El sol sale en el horizonte de la mar con liturgia distinta que en la llanura o en la montaña. Brota de repente, como sí un invisible farolero encendiera una gigantesca llama que tarda unos segundos en adquirir su silueta de casquete esférico. Luego viene la solemne y brevísima ascensión del globo de luz. Cuando éste se ha limpiado de todo contacto con el nivel marino ya es imposible seguir mirando, porque nuestros ojos quedan impactados por el deslumbrante fulgor.
La vegetación de mi estío es característica en su identidad. Tengo a mi casa, adosadas, higueras y cañas, en simbiosis perfecta que se defiende, en alianza complementaria contra noroestes de lluvias y norestes de frío, el «nortazo» de estos parajes. El bosque figueral o figueredo tiene un peculiar aroma, acre y picante, que se acentúa los días de calor. No sé dónde he leído que en la antigua religión de Mitra, en el Oriente Próximo, la higuera era un árbol sagrado, como lo era el roble para los celtas y para los vascos. La evangélica maldición que siempre me dejó perplejo contenía, por lo visto, un oculto valor simbólico hacia la esterilidad de aquellos cultos. La caña tiene una hipersensibilidad hacia los vientos de todos los cuadrantes. Tiembla ante la menor corriente de aire. Se inclina ante los temporales. Y puede quedar así, tumbada, pero viva, durante largo tiempo, como las naciones ocupadas por un ejército invasor. Por qué llamó Pascal al hombre «caña pensante», es para mí un misterio. No todos los hombres se doblegan al temporal dominante; ni todos son sensibles al viento de la historia, agitando sus puntiagudas y largas hojas.
Es significativa la locución «estoy de vacaciones» del verbo estar, de que también viene, desde el latín, el vocablo estío. Estío es un estar o, como decía con sorna un marino retirado que contemplaba el Cantábrico desde estos acantilados: «Estoy estando», forma de suprema y esotérica definición de lo que es o debe ser vacación estival: el ocio contemplativo.
¿Es el ocio una actitud filosófica de hombre propicia a la meditación trascendente?

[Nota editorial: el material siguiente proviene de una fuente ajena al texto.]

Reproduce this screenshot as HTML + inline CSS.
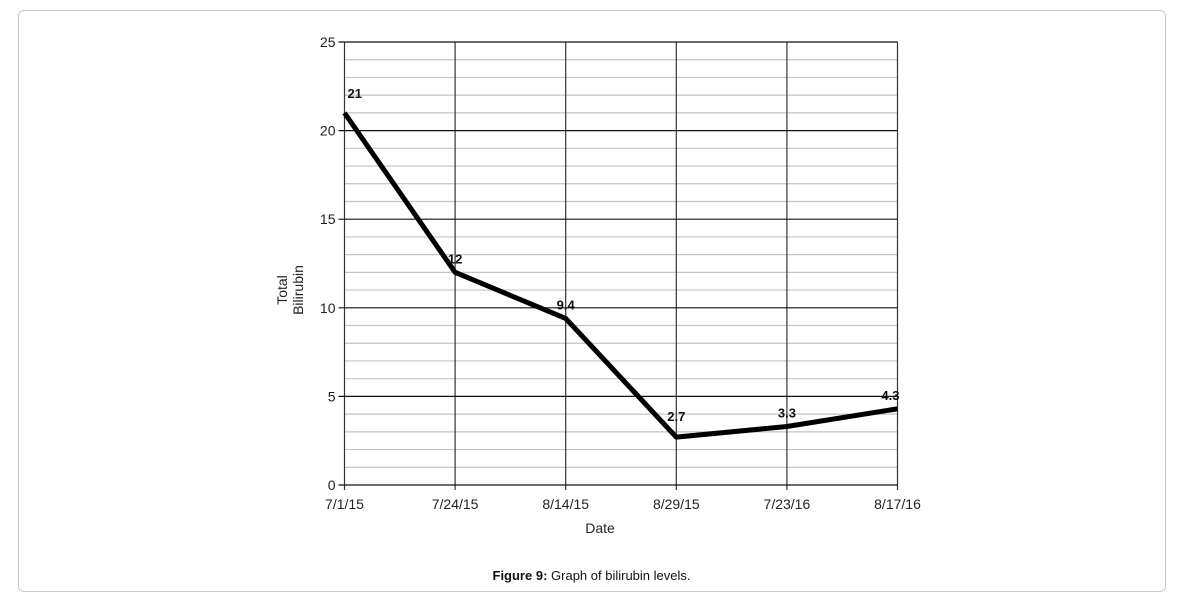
<!DOCTYPE html>
<html><head><meta charset="utf-8"><style>
body{margin:0;background:#fff;font-family:"Liberation Sans",Arial,sans-serif;}
#card{position:absolute;left:18px;top:10px;width:1148px;height:582px;border:1px solid #c8c8c8;border-radius:6px;box-sizing:border-box;}
#cap{position:absolute;left:0;top:568px;width:1183px;text-align:center;font-size:13px;color:#111;}
</style></head><body>
<div id="card"></div>
<svg id="chart" width="1183" height="609" style="position:absolute;left:0;top:0" font-family="Liberation Sans, Arial, sans-serif"></svg>
<div id="cap"><b>Figure 9:</b> Graph of bilirubin levels.</div>
<script>
const categories=["7/1/15","7/24/15","8/14/15","8/29/15","7/23/16","8/17/16"];
const values=[21,12,9.4,2.7,3.3,4.3];
const valueLabels=["21","12","9.4","2.7","3.3","4.3"];
const yTicks=[0,5,10,15,20,25];
const svg=document.getElementById('chart');const NS='http://www.w3.org/2000/svg';
const x0=344.5,x1=897.5,yTop=42,yBot=485,yMax=25;
const xs=i=>x0+i*(x1-x0)/(categories.length-1);
const ys=v=>yBot-v*(yBot-yTop)/yMax;
function mk(t,a,txt){const e=document.createElementNS(NS,t);for(const k in a)e.setAttribute(k,a[k]);if(txt!=null)e.textContent=txt;svg.appendChild(e);return e;}
for(let v=1;v<yMax;v++){if(v%5===0)continue;
const l=mk('line',{x1:x0,x2:x1,y1:ys(v),y2:ys(v),stroke:'#c4c4c4','stroke-width':1.2});

}
categories.forEach((c,i)=>{
const l=mk('line',{x1:xs(i),x2:xs(i),y1:yTop,y2:yBot+5,stroke:'#333','stroke-width':1.2});


const t=mk('text',{x:xs(i),y:yBot+24,'text-anchor':'middle','font-size':14,fill:'#222'},c);

});
yTicks.forEach(v=>{
const l=mk('line',{x1:x0-6,x2:x1,y1:ys(v),y2:ys(v),stroke:'#111','stroke-width':1.2});


const t=mk('text',{x:x0-9,y:ys(v)+5,'text-anchor':'end','font-size':14,fill:'#222'},v);

});
const p=mk('polyline',{points:values.map((v,i)=>xs(i)+','+ys(v)).join(' '),fill:'none',stroke:'#000','stroke-width':5,'stroke-linejoin':'round'});


values.forEach((v,i)=>{
const anchor=i===categories.length-1?'end':(i===0?'start':'middle');
const dx=i===0?3:(i===categories.length-1?2:0);
const off=i===0?15:(i===3?16:9);
const t=mk('text',{x:xs(i)+dx,y:ys(v)-off,'text-anchor':anchor,'font-size':13,'font-weight':'bold',fill:'#111'},valueLabels[i]);

});
const xt=mk('text',{x:600,y:533,'text-anchor':'middle','font-size':14,fill:'#222'},'Date');


const yt=mk('text',{transform:'translate(287,290) rotate(-90)','text-anchor':'middle','font-size':14,fill:'#222'});


const s1=document.createElementNS(NS,'tspan');s1.setAttribute('x',0);s1.setAttribute('dy',0);s1.textContent='Total';yt.appendChild(s1);
const s2=document.createElementNS(NS,'tspan');s2.setAttribute('x',0);s2.setAttribute('dy',16);s2.textContent='Bilirubin';yt.appendChild(s2);
</script>
</body></html>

El nego-ocio, o actividad productora, ¿sería sustancialmente la negación de un clima positivo, el de la ausencia de toda iniciativa creadora? De mí sé decir que el estío, con su brusco cambio de ambiente, de paisaje y de clima, estimula. por el contrario, mi reflexión interior. En el estío «me envuelvo en mí mismo», como explicaba Michel de Montaigne. La perspectiva estival es, por definición, un distanciamiento de las cosas rutinarias y proporciona una mejor plataforma de observación que la vorágine en la que vivimos sumergidos durante el resto del año. El verano nos devuelve la noción de lo relativo y el equilibrio de las proporciones. Nos hace sentirnos como somos. Es casi un palparse el cuerpo físico, bajo el agua salada del mar, para comprobar su dimensión trófica: «iOh cuerpo! ¡Tú eres el alma!», dice la estrofa de Walt Whitman. El estío es un examen de vivencia. Una introspección relajada. Un asomarse al lago interior para contemplar la profundidad de sus aguas y los oscuros canales que el tiempo ha perforado en la roca. Porque en el fondo de nuestro espíritu hay siempre -como sostiene Julien Green- un remanso, una región de calma que resiste a las mayores agitaciones.